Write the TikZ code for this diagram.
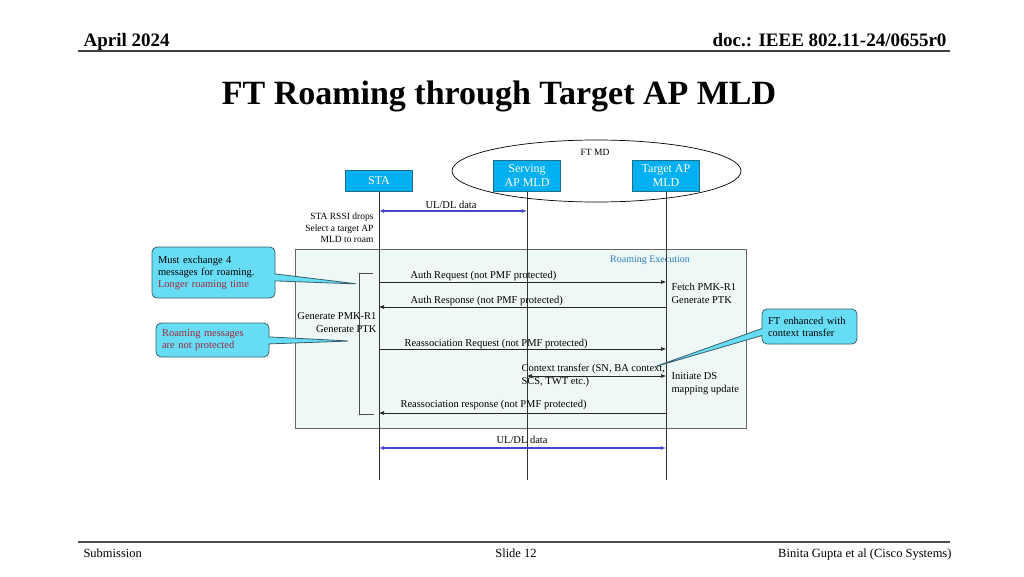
\documentclass[tikz,border=0pt]{standalone}
\usepackage{fontspec}
\setmainfont{Liberation Serif}
\usetikzlibrary{arrows.meta,shapes.geometric,shapes.callouts}

\definecolor{boxblue}{HTML}{00B0F0}
\definecolor{boxedge}{HTML}{1F6E8C}
\definecolor{notefill}{HTML}{66DDF5}
\definecolor{noteedge}{HTML}{3A5F6C}
\definecolor{notered}{HTML}{A0283C}
\definecolor{execfill}{HTML}{EEF8F6}
\definecolor{execblue}{HTML}{2F7FC1}
\definecolor{datablue}{HTML}{4646CC}

\tikzset{
  entity/.style={draw=boxedge, fill=boxblue, text=white, align=center,
    inner sep=1pt, minimum width=67pt, font=\fontsize{12}{14}\selectfont},
  life/.style={black!80, line width=0.7pt},
  msg/.style={-{Latex[length=5pt,width=4pt]}, black!85, line width=0.6pt},
  data/.style={{Latex[length=5pt,width=4pt]}-{Latex[length=5pt,width=4pt]},
    datablue, line width=1.6pt},
  lbl/.style={font=\fontsize{10.5}{13}\selectfont},
  small/.style={font=\fontsize{9.5}{11.5}\selectfont},
  note/.style={rectangle callout, rounded corners=5pt, draw=noteedge,
    fill=notefill, line width=0.8pt, align=left, inner sep=6pt,
    callout pointer width=7pt, font=\fontsize{10.5}{12}\selectfont}
}

\begin{document}
\begin{tikzpicture}[x=1pt, y=-1pt]

\useasboundingbox (0,0) rectangle (1024,576);

% Header
\node[anchor=base west, font=\fontsize{19}{22}\selectfont\bfseries] (date) at (80,46) {April 2024};
\node[anchor=base east, font=\fontsize{19}{22}\selectfont\bfseries] (docid) at (950,46) {doc.: IEEE 802.11-24/0655r0};
\draw[line width=1.5pt, black!75] (78,51) -- (950,51);

% Title
\node[anchor=base, font=\fontsize{34}{40}\selectfont\bfseries] (title) at (499,104) {FT Roaming through Target AP MLD};

% Mobility domain
\node[draw, ellipse, line width=0.7pt, minimum width=289pt, minimum height=62pt, inner sep=0pt] (ftmd) at (596.5,171) {};
\node[small] (ftmdlbl) at (595,152) {FT MD};

% Roaming execution area
\node[draw=black!60, fill=execfill, line width=0.7pt, minimum width=451pt, minimum height=179pt, inner sep=0pt] (exec) at (520.5,338.5) {};
\node[font=\fontsize{10}{12}\selectfont, text=execblue] (execlbl) at (650,260) {Roaming Execution};

% Entities
\node[entity, minimum height=21pt] (sta) at (379,181) {STA};
\node[entity, minimum height=31pt] (serving) at (527,176) {Serving\\AP MLD};
\node[entity, minimum height=31pt] (target) at (666,176) {Target AP\\MLD};

% Lifelines
\draw[life] (sta) -- (sta |- 0,480);
\draw[life] (serving) -- (serving |- 0,480);
\draw[life] (target) -- (target |- 0,480);

% Bracket
\draw[black!70, line width=0.7pt] (373,273) -- (359,273) -- (359,414) -- (374,414);

% Messages
\draw[data] (sta |- 0,211) -- (serving |- 0,211);
\node[lbl, anchor=base west] (data1) at (422,208) {UL/DL data};
\node[small, align=right, anchor=east] (rssi) at (377,228) {STA RSSI drops\\Select a target AP\\MLD to roam};

\draw[msg] (sta |- 0,282) -- (target |- 0,282);
\node[lbl, anchor=base west] (authreq) at (407,278) {Auth Request (not PMF protected)};
\node[lbl, align=left, anchor=north west] (fetch) at (668,280) {Fetch PMK-R1\\Generate PTK};

\draw[msg] (target |- 0,307) -- (sta |- 0,307);
\node[lbl, anchor=base west] (authresp) at (407,303) {Auth Response (not PMF protected)};
\node[lbl, align=right, anchor=north east] (genpmk) at (380,309) {Generate PMK-R1\\Generate PTK};

\draw[msg] (sta |- 0,349) -- (target |- 0,349);
\node[lbl, anchor=base west] (reassreq) at (401,346) {Reassociation Request (not PMF protected)};

\draw[{Latex[length=5pt,width=4pt]}-{Latex[length=5pt,width=4pt]}, black!85, line width=0.6pt] (serving |- 0,376) -- (target |- 0,376);
\node[lbl, align=left, anchor=north west] (ctx) at (518,361) {Context transfer (SN, BA context,\\SCS, TWT etc.)};
\node[lbl, align=left, anchor=north west] (initds) at (668,369) {Initiate DS\\mapping update};

\draw[msg] (target |- 0,413) -- (sta |- 0,413);
\node[lbl, anchor=base west] (reassresp) at (397,407) {Reassociation response (not PMF protected)};

\draw[data] (sta |- 0,448) -- (target |- 0,448);
\node[lbl, anchor=base west] (data2) at (493,443) {UL/DL data};

% Notes
\node[note, text width=111pt, minimum height=51pt, callout absolute pointer={(358,284)}] (note1) at (213.5,272.5) {Must exchange 4\\messages for roaming.\\\textcolor{notered}{Longer roaming time}};
\node[note, text width=101pt, minimum height=34pt, text=notered, callout absolute pointer={(350,341)}] (note2) at (212.5,340) {Roaming messages\\are not protected};
\node[note, text width=83pt, minimum height=35pt, callout absolute pointer={(654,367)}] (note3) at (809.5,326.5) {FT enhanced with\\context transfer};

% Footer
\draw[line width=1.2pt, black!70] (78,542) -- (950,542);
\node[anchor=base west, font=\fontsize{12.5}{15}\selectfont] (sub) at (80,557) {Submission};
\node[anchor=base, font=\fontsize{12.5}{15}\selectfont] (slide) at (516,557) {Slide 12};
\node[anchor=base east, font=\fontsize{12.5}{15}\selectfont] (authors) at (955,557) {Binita Gupta et al (Cisco Systems)};

\end{tikzpicture}
\end{document}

======

**SET PROBLEM**
Send back the data above word for word, with the pictures left out.

**ANSWER TO THE PROBLEM**
Write the TikZ code for this diagram.
\documentclass[tikz,border=0pt]{standalone}
\usepackage{fontspec}
\setmainfont{Liberation Serif}
\usetikzlibrary{arrows.meta,shapes.geometric,shapes.callouts}

\definecolor{boxblue}{HTML}{00B0F0}
\definecolor{boxedge}{HTML}{1F6E8C}
\definecolor{notefill}{HTML}{66DDF5}
\definecolor{noteedge}{HTML}{3A5F6C}
\definecolor{notered}{HTML}{A0283C}
\definecolor{execfill}{HTML}{EEF8F6}
\definecolor{execblue}{HTML}{2F7FC1}
\definecolor{datablue}{HTML}{4646CC}

\tikzset{
  entity/.style={draw=boxedge, fill=boxblue, text=white, align=center,
    inner sep=1pt, minimum width=67pt, font=\fontsize{12}{14}\selectfont},
  life/.style={black!80, line width=0.7pt},
  msg/.style={-{Latex[length=5pt,width=4pt]}, black!85, line width=0.6pt},
  data/.style={{Latex[length=5pt,width=4pt]}-{Latex[length=5pt,width=4pt]},
    datablue, line width=1.6pt},
  lbl/.style={font=\fontsize{10.5}{13}\selectfont},
  small/.style={font=\fontsize{9.5}{11.5}\selectfont},
  note/.style={rectangle callout, rounded corners=5pt, draw=noteedge,
    fill=notefill, line width=0.8pt, align=left, inner sep=6pt,
    callout pointer width=7pt, font=\fontsize{10.5}{12}\selectfont}
}

\begin{document}
\begin{tikzpicture}[x=1pt, y=-1pt]

\useasboundingbox (0,0) rectangle (1024,576);

% Header
\node[anchor=base west, font=\fontsize{19}{22}\selectfont\bfseries] (date) at (80,46) {April 2024};
\node[anchor=base east, font=\fontsize{19}{22}\selectfont\bfseries] (docid) at (950,46) {doc.: IEEE 802.11-24/0655r0};
\draw[line width=1.5pt, black!75] (78,51) -- (950,51);

% Title
\node[anchor=base, font=\fontsize{34}{40}\selectfont\bfseries] (title) at (499,104) {FT Roaming through Target AP MLD};

% Mobility domain
\node[draw, ellipse, line width=0.7pt, minimum width=289pt, minimum height=62pt, inner sep=0pt] (ftmd) at (596.5,171) {};
\node[small] (ftmdlbl) at (595,152) {FT MD};

% Roaming execution area
\node[draw=black!60, fill=execfill, line width=0.7pt, minimum width=451pt, minimum height=179pt, inner sep=0pt] (exec) at (520.5,338.5) {};
\node[font=\fontsize{10}{12}\selectfont, text=execblue] (execlbl) at (650,260) {Roaming Execution};

% Entities
\node[entity, minimum height=21pt] (sta) at (379,181) {STA};
\node[entity, minimum height=31pt] (serving) at (527,176) {Serving\\AP MLD};
\node[entity, minimum height=31pt] (target) at (666,176) {Target AP\\MLD};

% Lifelines
\draw[life] (sta) -- (sta |- 0,480);
\draw[life] (serving) -- (serving |- 0,480);
\draw[life] (target) -- (target |- 0,480);

% Bracket
\draw[black!70, line width=0.7pt] (373,273) -- (359,273) -- (359,414) -- (374,414);

% Messages
\draw[data] (sta |- 0,211) -- (serving |- 0,211);
\node[lbl, anchor=base west] (data1) at (422,208) {UL/DL data};
\node[small, align=right, anchor=east] (rssi) at (377,228) {STA RSSI drops\\Select a target AP\\MLD to roam};

\draw[msg] (sta |- 0,282) -- (target |- 0,282);
\node[lbl, anchor=base west] (authreq) at (407,278) {Auth Request (not PMF protected)};
\node[lbl, align=left, anchor=north west] (fetch) at (668,280) {Fetch PMK-R1\\Generate PTK};

\draw[msg] (target |- 0,307) -- (sta |- 0,307);
\node[lbl, anchor=base west] (authresp) at (407,303) {Auth Response (not PMF protected)};
\node[lbl, align=right, anchor=north east] (genpmk) at (380,309) {Generate PMK-R1\\Generate PTK};

\draw[msg] (sta |- 0,349) -- (target |- 0,349);
\node[lbl, anchor=base west] (reassreq) at (401,346) {Reassociation Request (not PMF protected)};

\draw[{Latex[length=5pt,width=4pt]}-{Latex[length=5pt,width=4pt]}, black!85, line width=0.6pt] (serving |- 0,376) -- (target |- 0,376);
\node[lbl, align=left, anchor=north west] (ctx) at (518,361) {Context transfer (SN, BA context,\\SCS, TWT etc.)};
\node[lbl, align=left, anchor=north west] (initds) at (668,369) {Initiate DS\\mapping update};

\draw[msg] (target |- 0,413) -- (sta |- 0,413);
\node[lbl, anchor=base west] (reassresp) at (397,407) {Reassociation response (not PMF protected)};

\draw[data] (sta |- 0,448) -- (target |- 0,448);
\node[lbl, anchor=base west] (data2) at (493,443) {UL/DL data};

% Notes
\node[note, text width=111pt, minimum height=51pt, callout absolute pointer={(358,284)}] (note1) at (213.5,272.5) {Must exchange 4\\messages for roaming.\\\textcolor{notered}{Longer roaming time}};
\node[note, text width=101pt, minimum height=34pt, text=notered, callout absolute pointer={(350,341)}] (note2) at (212.5,340) {Roaming messages\\are not protected};
\node[note, text width=83pt, minimum height=35pt, callout absolute pointer={(654,367)}] (note3) at (809.5,326.5) {FT enhanced with\\context transfer};

% Footer
\draw[line width=1.2pt, black!70] (78,542) -- (950,542);
\node[anchor=base west, font=\fontsize{12.5}{15}\selectfont] (sub) at (80,557) {Submission};
\node[anchor=base, font=\fontsize{12.5}{15}\selectfont] (slide) at (516,557) {Slide 12};
\node[anchor=base east, font=\fontsize{12.5}{15}\selectfont] (authors) at (955,557) {Binita Gupta et al (Cisco Systems)};

\end{tikzpicture}
\end{document}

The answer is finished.